Fact of the matter is, I do still have a heart I guess. I know I set myself up for all kinds of shit talking when I say that, but it's true. I still find myself wanting to try, wanting to love and be loved. Yes, I am fully aware that it will likely never happen, but despite my subhuman appearance, I am very much in fact a human being with feelings, and I know that this probably pisses some of you off, but I can't really move past this stage without input from those who are at that point. Simply put, some times literally wish, in some fucked up way, that some bitch would come along and just completely maim and maul my heart to the point where I just stopped experiencing said feelings. I almost thought my last failed attempt would have gotten the job done, it didn't, and it actually annoyed me that this last fail didn't just make a damn unfeeling systematic kind of guy out of me.

That being said, I look to those of you who somehow no longer carry such a burden and ask, for lack of a better wording, what happened that made you just stop feeling ? I would guess that I could find a common theme amongst answers and from there form a solution to this. I'm officially at a point where I want to just not feel compelled to try and not care about love in any form or capacity. I would rather just be devoid all of emotions that feel bitter, angry, and lonely all the time. So to those who feel they made this hurdle sucessfully, I'm willing to hear your story and learn from it.
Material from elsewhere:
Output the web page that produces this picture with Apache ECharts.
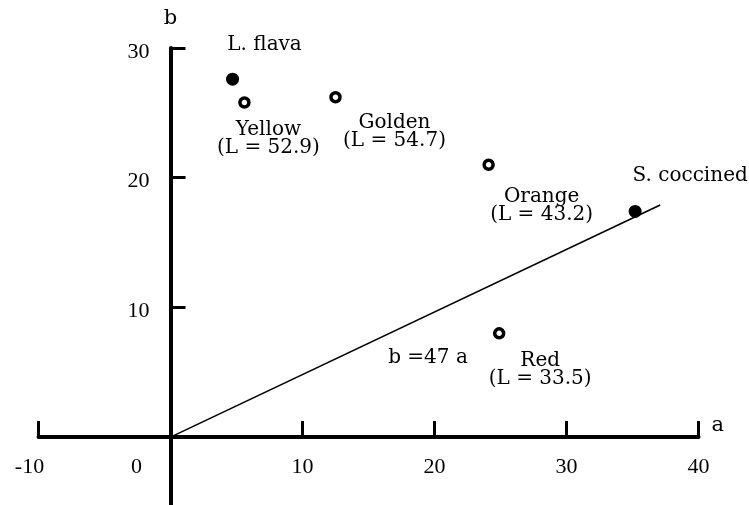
<!DOCTYPE html>
<html><head><meta charset="utf-8">
<script src="https://cdn.jsdelivr.net/npm/echarts/dist/echarts.min.js"></script>
<style>html,body{margin:0;padding:0;background:#fff}#c{width:749px;height:505px}</style>
</head><body><div id="c"></div>
<script>
// ---- data ----
const samples = ['L. flava', 'Yellow', 'Golden', 'Orange', 'Red', 'S. coccined'];
const aValues = [4.7, 5.6, 12.5, 24.1, 24.9, 35.2];
const bValues = [27.6, 25.8, 26.2, 21.0, 8.0, 17.4];
const lightness = [null, 52.9, 54.7, 43.2, 33.5, null];
const isSpecies = [true, false, false, false, false, true];
const fitA = [0, 37.1];
const fitB = [0, 17.9];
const fitLabel = 'b =47 a';
const xAxisName = 'a';
const yAxisName = 'b';

// ---- layout / style (not data) ----
const labelOffsets = [[32, -34], [24, 36], [59, 35], [53, 41], [41, 36], [55, -36]];
const serif = '"DejaVu Serif", serif';
const numFont = '"Liberation Serif", "Times New Roman", serif';
const ink = '#000';

const labelText = (i) => lightness[i] == null ? samples[i] : samples[i] + '\n(L = ' + lightness[i].toFixed(1) + ')';

function pointItem(i) {
  return {
    value: [aValues[i], bValues[i]],
    symbolSize: isSpecies[i] ? 13 : 9,
    itemStyle: isSpecies[i]
      ? { color: ink, borderWidth: 0, opacity: 1 }
      : { color: '#fff', borderColor: ink, borderWidth: 3.5, opacity: 1 },
    label: {
      show: true, position: 'inside', offset: labelOffsets[i],
      formatter: labelText(i), color: ink, fontFamily: serif, fontSize: 20,
      lineHeight: 18, align: 'center', verticalAlign: 'middle'
    }
  };
}

const chart = echarts.init(document.getElementById('c'), null, { renderer: 'canvas' });
chart.setOption({
  animation: false,
  backgroundColor: '#fff',
  grid: { left: 38.5, top: 48, width: 660, height: 518.8, outerBoundsMode: 'none', containLabel: false },
  xAxis: {
    type: 'value', min: -10, max: 40, interval: 10, position: 'bottom', offset: -129.7,
    name: xAxisName, nameLocation: 'end', nameGap: 13,
    nameTextStyle: { fontFamily: serif, fontSize: 21, color: ink, verticalAlign: 'bottom', padding: [0, 0, 1, 0] },
    axisLine: { onZero: false, lineStyle: { color: ink, width: 4 } },
    axisTick: { show: true, inside: true, length: 16, lineStyle: { color: ink, width: 3 } },
    axisLabel: {
      margin: 19, color: ink, fontFamily: numFont, fontSize: 22,
      formatter: (v) => v === 0 ? '{z|0}' : (v === -10 ? '{m|-10}' : String(v)),
      rich: {
        z: { padding: [0, 68, 0, 0], fontFamily: numFont, fontSize: 22, color: ink },
        m: { padding: [0, 18, 0, 0], fontFamily: numFont, fontSize: 22, color: ink }
      }
    },
    splitLine: { show: false }
  },
  yAxis: {
    type: 'value', min: -10, max: 30, interval: 10, position: 'left', offset: -132,
    name: yAxisName, nameLocation: 'end', nameGap: 19,
    nameTextStyle: { fontFamily: serif, fontSize: 21, color: ink },
    axisLine: { onZero: false, lineStyle: { color: ink, width: 4 } },
    axisTick: { show: true, inside: true, length: 15, lineStyle: { color: ink, width: 3 } },
    axisLabel: {
      margin: 21, color: ink, fontFamily: numFont, fontSize: 22,
      formatter: (v) => v > 0 ? '{n|' + v + '}' : '',
      rich: { n: { padding: [8, 0, 0, 0], fontFamily: numFont, fontSize: 22, color: ink } }
    },
    splitLine: { show: false }
  },
  series: [
    {
      type: 'line', data: fitA.map((a, i) => [a, fitB[i]]), symbol: 'none',
      lineStyle: { color: ink, width: 1.6 }, z: 1, silent: true
    },
    {
      type: 'scatter', symbol: 'circle', z: 3,
      data: samples.map((_, i) => pointItem(i))
    }
  ],
  graphic: [
    { type: 'text', x: 428, y: 358, style: { text: fitLabel, font: '20px ' + serif, fill: ink, align: 'center', verticalAlign: 'middle' } }
  ]
});
</script>
</body></html>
Thanks.


reading / seeing nihilistic shit 24/7, seeing every aspect of life from an extremely materialistic and mundane perspective, being poor.
no hope of being treated like a human being in the future, no hope of creating bonds of affection with any other human being

but those human bonds are always conditional anyway, no one wants to be with you if you are not fun or stimulate them positively.
so I live daily knowing how mechanized human relationships are.

life is boring and terrible, paradoxically the only consolation is found in the company of other human beings.
 
reading / seeing nihilistic shit 24/7, seeing every aspect of life from an extremely materialistic and mundane perspective, being poor.
no hope of being treated like a human being in the future, no hope of creating bonds of affection with any other human being

but those human bonds are always conditional anyway, no one wants to be with you if you are not fun or stimulate them positively.
so I live daily knowing how mechanized human relationships are.

life is boring and terrible, paradoxically the only consolation is found in the company of other human beings.
Yep, this is where I am. And I have horror stories beyond just being rejected by foids. And it sucks.
 
For me, it was not any one great thing.

It was a slow decay over a long period of time.
A thousand little hurts that took its toll.

The sign of the end……is the loss of all hope.

To know that you will never get a girlfriend.

To accept that you are the living damned and nothing you can do will change that.